What is needed is some kind of picture of the posterior _distribution_ over ARG space instead of a single point estimate. Unfortunately, the optimal route to producing such a summary is currently an open research question. However, Bacter provides an implementation of an algorithm for constructing a qualitative summary which is similar in spirit to the algorithms which BEAST and other Bayesian phylogenetic packages use to summarize distributions over tree space.

To produce a summary ARG, open the “AppStore” program that is distributed with BEAST 2.

Ensure the ACGAnnotator icon is highlighted, then press the Launch button. This will open a dialog from which you can select the ACG (tree) log file and the name and location of the file to which the summary is written. In addition, you can adjust:

The burn-in percentage: the percentage of the tree log file which will be ignored to account for the samples that were taken before the MCMC reached convergence.
The position summary method: this affects the way that the internal node ages of the summary tree are chosen. The default is to use the mean of the node ages present in the sampled ARGs.
The posterior conversion support threshold: this is the percentage of sampled ARGs which must contain a given conversion for it to be included in the summary tree. (This is conceptually similar to the threshold for clade inclusion in a majority-rule consensus tree.)

For this tutorial, ensure the ACG (tree) log file generated by the above analysis is selected and choose summary.tree as the output file name. Leave the burn-in fraction at 10% and keep MEAN as the position summary method, but lower the conversion support threshold to 30%. This means that conversions will only have to appear in 30% of the sampled ARGs to be included in the summary. The dialog should now look like the following image:

Pressing the “Analyze” button will bring up an additional window which will report on the progress of creating the summary tree. As there are only a few hundred ARGs present in our log file, this process should only take a few seconds. Once it is complete, press the Close button. You can also exit the AppStore.

Loading the file summary.tree in IcyTree should produce something similar to the following figure. (Edges have been coloured by “locus”, the opacity of recombinant edges indicates their posterior support and they have been labelled with the sites affected by the corresponding conversion. Error bars indicating the node age 95% HPD intervals have also been included.)

For comparison, the following depicts the true ARG that was used to produce the simulated data:

Although the inference has recovered many features of the true ARG, fewer features appear in the summary than were present in reality. This is a side-effect of the summary procedure, which includes only those features that have adequate support. Features in the original which did not produce a strong signal in the data do not appear in the summary. In addition, since the chain has not completely converged to the true posterior, running the algorithm for more steps will no-doubt recover a greater fraction of the conversions.

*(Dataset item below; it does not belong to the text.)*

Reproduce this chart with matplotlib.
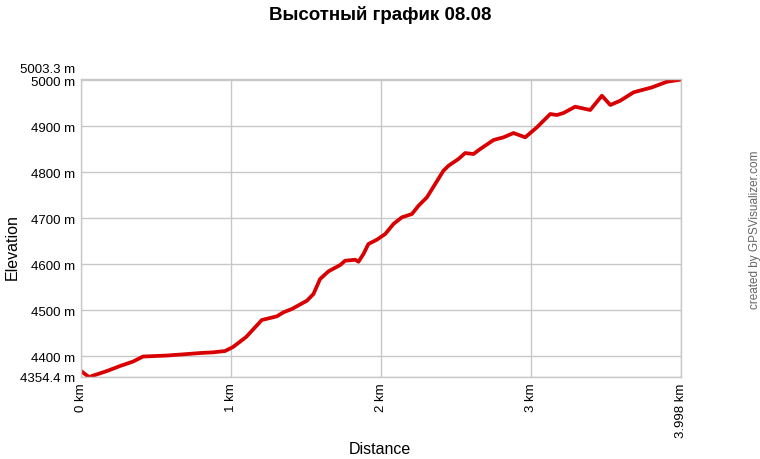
import matplotlib.pyplot as plt

# distance (km) and elevation (m)
dist_km = [0.000, 0.053, 0.173, 0.260, 0.347, 0.413, 0.573, 0.707, 0.793, 0.880,
           0.960, 1.013, 1.100, 1.205, 1.305, 1.349, 1.405, 1.505, 1.549, 1.593,
           1.649, 1.727, 1.760, 1.827, 1.849, 1.882, 1.915, 1.971, 2.027, 2.082,
           2.138, 2.205, 2.249, 2.305, 2.360, 2.415, 2.449, 2.515, 2.560, 2.615,
           2.660, 2.749, 2.815, 2.882, 2.960, 3.038, 3.127, 3.171, 3.215, 3.293,
           3.393, 3.471, 3.527, 3.593, 3.682, 3.805, 3.905, 3.993, 3.998]
elev_m = [4367.4, 4354.4, 4367.4, 4378.3, 4388.0, 4398.9, 4401.1, 4404.3, 4406.5, 4408.0,
          4410.9, 4419.6, 4441.3, 4478.3, 4486.3, 4495.0, 4502.2, 4520.2, 4534.8, 4567.4,
          4584.1, 4597.8, 4607.2, 4609.3, 4605.0, 4621.7, 4643.5, 4652.8, 4665.2, 4687.0,
          4701.5, 4708.7, 4726.7, 4745.0, 4773.9, 4802.8, 4813.7, 4828.3, 4841.3, 4839.1,
          4850.0, 4869.6, 4875.4, 4884.8, 4875.4, 4897.2, 4926.1, 4923.9, 4928.3, 4942.0,
          4934.8, 4965.9, 4945.7, 4955.0, 4973.3, 4984.1, 4996.3, 5000.7, 5003.3]

x_ticks = [0, 1, 2, 3, 3.998]
x_labels = ["0 km", "1 km", "2 km", "3 km", "3.998 km"]
y_ticks = [4354.4, 4400, 4500, 4600, 4700, 4800, 4900, 5000]
y_labels = ["4354.4 m", "4400 m", "4500 m", "4600 m", "4700 m", "4800 m", "4900 m", "5000 m"]
y_min, y_max = 4354.4, 5003.3

plt.rcParams['font.family'] = ['Liberation Sans', 'DejaVu Sans']

fig = plt.figure(figsize=(7.6, 4.6), dpi=100)
ax = fig.add_axes([81 / 760, 1 - 378 / 460, 600 / 760, (378 - 79.5) / 460])

ax.plot(dist_km, elev_m, color='#d80000', lw=2.7, solid_joinstyle='round')

ax.set_xlim(0, 3.998)
ax.set_ylim(y_min, y_max)
ax.set_xticks(x_ticks)
ax.set_xticklabels(x_labels, rotation=90, fontsize=9.5)
ax.set_yticks(y_ticks)
ax.set_yticklabels(y_labels, fontsize=9.5)
ax.tick_params(length=0, pad=4)
ax.grid(True, color='#c8c8c8', lw=1)
for s in ax.spines.values():
    s.set_color('#c8c8c8')
    s.set_linewidth(1)
ax.set_axisbelow(True)

# top value label shifted above the 5000 m tick
ax.annotate("5003.3 m", xy=(0, y_max), xycoords=('axes fraction', 'data'),
            xytext=(-4, 7), textcoords='offset points', ha='right', va='center',
            fontsize=9.5)

fig.text(380 / 760, 1 - 15 / 460, "Высотный график 08.08", ha='center', va='center',
         fontsize=13.5, fontweight='bold', family=['Liberation Sans Narrow', 'Liberation Sans', 'DejaVu Sans'])
fig.text(380 / 760, 1 - 450 / 460, "Distance", ha='center', va='center', fontsize=11.5)
fig.text(12 / 760, 1 - 247 / 460, "Elevation", ha='center', va='center', fontsize=11.5,
         rotation=90)
fig.text(755 / 760, 1 - 230 / 460, "created by GPSVisualizer.com", ha='center', va='center',
         fontsize=8.5, rotation=90, color='#666666')

fig.savefig("out.png", dpi=100)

In addition, notice the pair of low-support conversions between the clonal frame edges above leaf nodes t3 and t5/t14. These edges correspond to almost precisely the same sites on locus A. These two conversions actually represent uncertainty in the source edge of a single conversion coming from either t5 or t14 to arrive at t3. (From the true ARG we see that the fragment actually comes from t5.) It is important to be aware of this artifact of the summary procedure. Even if a single connection point of a recombinant edge is known with a high degree of confidence, uncertainty in the location of the other point may cause the conversion to appear as a number of lower-support edges.

Wrapping up

This completes the first tutorial. In a future tutorial we will demonstrate how to use Bacter to perform non-parametric inference of population dynamics (Bayesian Skyline Plots from ARGs).